Do we know the rate of divergence of the sum of reciprocals of the $k$-almost primes?

Question

A $k$-almost prime is a positive integer having exactly $k$ prime factors, not necessarily distinct. Let $\mathbb{P}_k$ be the set of the $k$-almost primes and let $$ \rho_k(n):=\sum\limits_{\substack{q\in \mathbb{P_k}\\q\le n}}\frac1q. $$ So with $k=1$ and $n\to\infty$ we have the prime harmonic series, which diverges like $\log\log n+ B_1$, $B_1$ being the Meissel-Mertens the constant.. $\rho_2(n)$ diverges at a rate of $\frac{\log^2\log n}{2}+\frac15$. In general, is the asymptotical behaviour of $\rho_k(n)$ known?

Answer 1

The first-order asymptotics are easy.
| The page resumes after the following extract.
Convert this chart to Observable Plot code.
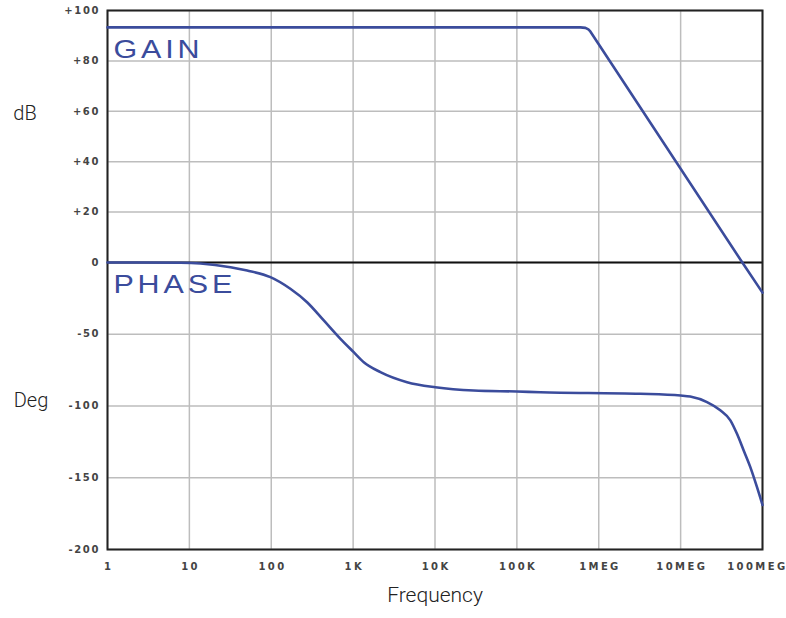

The counting function of $\mathbb P_k$ satisfies the Poisson-like asymptotic:

$$P_k(x) := \#\{n \le x : n \in \mathbb P_k\} \sim \frac{x}{\log x}\cdot \frac{ (\log \log x)^{k-1}}{(k-1)!}.$$

By partial summation, the reciprocal sum is $$ \sum_{\substack{n \in \mathbb P_k \\ n \le x}} \frac{1}{n} = \int_{t=2}^x \frac{d P_k(t)}{t} = \frac{P_k(t)}{t} \bigg|_{t=2}^x + \int_{t=2}^x \frac{P_k(t)}{t^2} dt.$$

The first term on the right is $O(1)$ since $P_k(x)/x \to 0$, so all the divergence in the sum is coming from the integral term, which is asymptotic to:

$$ \frac{1}{(k-1)!}\int_{t=2}^x \frac{(\log \log x)^{k-1}}{t \log t} dt = \frac{1}{(k-1)!} \int_{u=\log \log 2}^{\log \log x} u^{k-1} du = \frac{1}{k!}(\log \log x)^k + O(1).$$

Edit: The above is asymptotic to the reciprocal sum, which is not to say that $O(1)$ is the correct error term. In fact, the asymptotic for $P_k(x)$ has a relative error of $O(1/\log \log x)$ (the error term must depend in some way on the specific definition of $k$-almost prime, like whether duplicates are allowed), so the same is true of the estimate above. I would expect an error term of size $O(\log \log x)^{k-1}$.